* _Work instructions_: Reproduce the material below line by line, beginning with its first line and ending with the line that contains "(0,0) rectangle (920,627);"; leave out pictures.

* _Data section_:
'''

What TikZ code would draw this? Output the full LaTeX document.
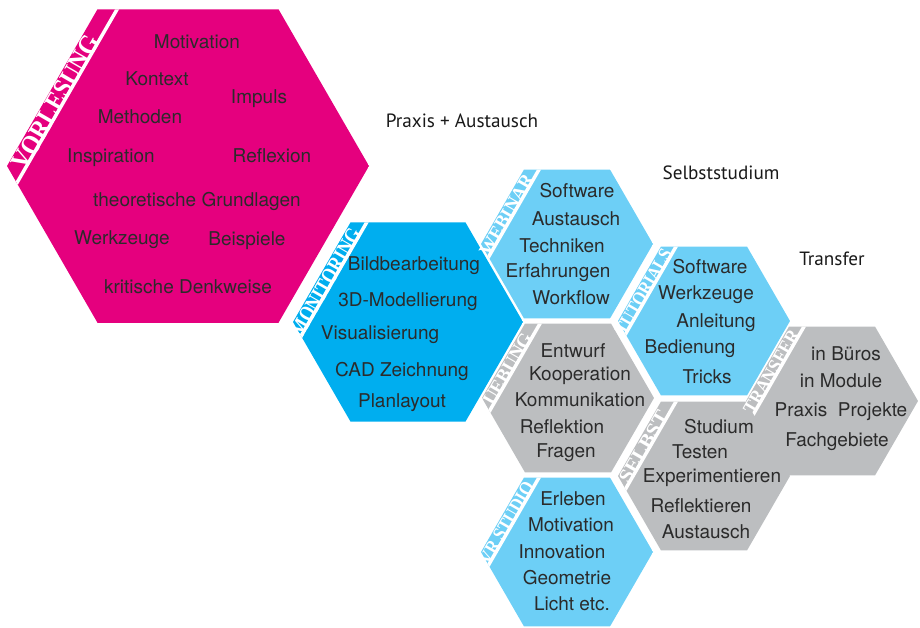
\documentclass[tikz,border=0pt]{standalone}
\usepackage{fontspec}
\usepackage{graphicx}
\setmainfont{TeX Gyre Heros}
\newfontfamily\bandfont{Liberation Serif}
\newfontfamily\headfont{PT Sans}
\usetikzlibrary{calc}

\definecolor{vlmagenta}{HTML}{E5007E}
\definecolor{monblue}{HTML}{00AEEF}
\definecolor{lightblue}{HTML}{6DCFF6}
\definecolor{hexgray}{HTML}{BCBEC0}
\definecolor{txtgray}{HTML}{2B2B2B}

\tikzset{
  txt/.style={text=txtgray, font=\fontsize{19}{21}\selectfont, inner sep=0pt},
  head/.style={text=black!90, font=\headfont\fontsize{19.2}{21}\selectfont, inner sep=0pt},
  bandtxt/.style={text=white, inner sep=0pt, text depth=0pt, rotate=60, font=\bandfont\bfseries}
}

% hexagon with a band along its upper left edge
\newcommand{\hexfeld}[8]{%
  \coordinate (#1) at (#2);
  \begin{scope}
    \clip (#1) ++(0:#3) -- ++(120:#3) -- ++(180:#3) -- ++(240:#3) -- ++(300:#3) -- ++(0:#3) -- cycle;
    \fill[#4] (#1) circle (#3);
    \draw[white, line width=3.5pt] ($(#1)+(180:#3)+(30:#5)+(-60:-30)$) -- ++(-60:{#3+60});
  \end{scope}
  \draw ($(#1)+(180:#3)+(-60:{0.44*#3})+(30:{0.5*#7+1})$) node[bandtxt] (#1-tag) {\resizebox{#6pt}{#7pt}{#8}};
}

\begin{document}
\begin{tikzpicture}[x=1pt, y=-1pt]

\useasboundingbox (0,0) rectangle (920,627);

\hexfeld{vorl}{188,166}{181}{vlmagenta}{17}{150}{18}{VORLESUNG}
\hexfeld{moni}{408,322}{115}{monblue}{14}{120}{15}{MONITORING}
\hexfeld{webi}{567,244}{86}{lightblue}{13}{90}{13}{WEBINAR}
\hexfeld{uebu}{568,398}{86}{hexgray}{13}{80}{13}{UEBUNG}
\hexfeld{vrst}{567,552}{86}{lightblue}{13}{92}{13}{VR STUDIO}
\hexfeld{tuto}{704,321}{86}{lightblue}{13}{95}{13}{TUTORIALS}
\hexfeld{selb}{704,476}{86}{hexgray}{13}{80}{13}{SELBST}
\hexfeld{tran}{832,401}{86}{hexgray}{13}{94}{13}{TRANSFER}

\draw (462,121) node[head] (praxis) {Praxis + Austausch};
\draw (721,173) node[head] (selbststudium) {Selbststudium};
\draw (832,259) node[head] (transfer) {Transfer};

\draw (197,42) node[txt] (vMotivation) {Motivation};
\draw (157,79) node[txt] (vKontext) {Kontext};
\draw (259,99) node[txt] (vImpuls) {Impuls};
\draw (140,117) node[txt] (vMethoden) {Methoden};
\draw (111,158) node[txt] (vInspiration) {Inspiration};
\draw (272,156) node[txt] (vReflexion) {Reflexion};
\draw (197,201) node[txt] (vGrundlagen) {theoretische Grundlagen};
\draw (122,240) node[txt] (vWerkzeuge) {Werkzeuge};
\draw (247,241) node[txt] (vBeispiele) {Beispiele};
\draw (188,287) node[txt] (vDenkweise) {kritische Denkweise};

\draw (414,266) node[txt] (mBild) {Bildbearbeitung};
\draw (408,302) node[txt] (mModell) {3D-Modellierung};
\draw (380,335) node[txt] (mVisual) {Visualisierung};
\draw (402,371) node[txt] (mCad) {CAD Zeichnung};
\draw (402,403) node[txt] (mPlan) {Planlayout};

\draw (577,191) node[txt] (wSoftware) {Software};
\draw (576,219) node[txt] (wAustausch) {Austausch};
\draw (562,246) node[txt] (wTechniken) {Techniken};
\draw (558,273) node[txt] (wErfahrungen) {Erfahrungen};
\draw (571,298) node[txt] (wWorkflow) {Workflow};

\draw (573,351) node[txt] (uEntwurf) {Entwurf};
\draw (580,376) node[txt] (uKooperation) {Kooperation};
\draw (580,400) node[txt] (uKommunikation) {Kommunikation};
\draw (562,427) node[txt] (uReflektion) {Reflektion};
\draw (566,453) node[txt] (uFragen) {Fragen};

\draw (573,499) node[txt] (rErleben) {Erleben};
\draw (571,525) node[txt] (rMotivation) {Motivation};
\draw (562,552) node[txt] (rInnovation) {Innovation};
\draw (567,578) node[txt] (rGeometrie) {Geometrie};
\draw (572,604) node[txt] (rLicht) {Licht etc.};

\draw (710,267) node[txt] (tSoftware) {Software};
\draw (706,295) node[txt] (tWerkzeuge) {Werkzeuge};
\draw (716,323) node[txt] (tAnleitung) {Anleitung};
\draw (690,349) node[txt] (tBedienung) {Bedienung};
\draw (707,377) node[txt] (tTricks) {Tricks};

\draw (719,427) node[txt] (sStudium) {Studium};
\draw (700,452) node[txt] (sTesten) {Testen};
\draw (712,478) node[txt] (sExperimentieren) {Experimentieren};
\draw (701,506) node[txt] (sReflektieren) {Reflektieren};
\draw (706,532) node[txt] (sAustausch) {Austausch};

\draw (846,354) node[txt] (xBueros) {in Büros};
\draw (841,381) node[txt] (xModule) {in Module};
\draw (841,412) node[txt] (xProjekte) {Praxis\ \ Projekte};
\draw (837,442) node[txt] (xFach) {Fachgebiete};

\end{tikzpicture}
\end{document}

'''

* _Solved exercise_:
What TikZ code would draw this? Output the full LaTeX document.
\documentclass[tikz,border=0pt]{standalone}
\usepackage{fontspec}
\usepackage{graphicx}
\setmainfont{TeX Gyre Heros}
\newfontfamily\bandfont{Liberation Serif}
\newfontfamily\headfont{PT Sans}
\usetikzlibrary{calc}

\definecolor{vlmagenta}{HTML}{E5007E}
\definecolor{monblue}{HTML}{00AEEF}
\definecolor{lightblue}{HTML}{6DCFF6}
\definecolor{hexgray}{HTML}{BCBEC0}
\definecolor{txtgray}{HTML}{2B2B2B}

\tikzset{
  txt/.style={text=txtgray, font=\fontsize{19}{21}\selectfont, inner sep=0pt},
  head/.style={text=black!90, font=\headfont\fontsize{19.2}{21}\selectfont, inner sep=0pt},
  bandtxt/.style={text=white, inner sep=0pt, text depth=0pt, rotate=60, font=\bandfont\bfseries}
}

% hexagon with a band along its upper left edge
\newcommand{\hexfeld}[8]{%
  \coordinate (#1) at (#2);
  \begin{scope}
    \clip (#1) ++(0:#3) -- ++(120:#3) -- ++(180:#3) -- ++(240:#3) -- ++(300:#3) -- ++(0:#3) -- cycle;
    \fill[#4] (#1) circle (#3);
    \draw[white, line width=3.5pt] ($(#1)+(180:#3)+(30:#5)+(-60:-30)$) -- ++(-60:{#3+60});
  \end{scope}
  \draw ($(#1)+(180:#3)+(-60:{0.44*#3})+(30:{0.5*#7+1})$) node[bandtxt] (#1-tag) {\resizebox{#6pt}{#7pt}{#8}};
}

\begin{document}
\begin{tikzpicture}[x=1pt, y=-1pt]

\useasboundingbox (0,0) rectangle (920,627);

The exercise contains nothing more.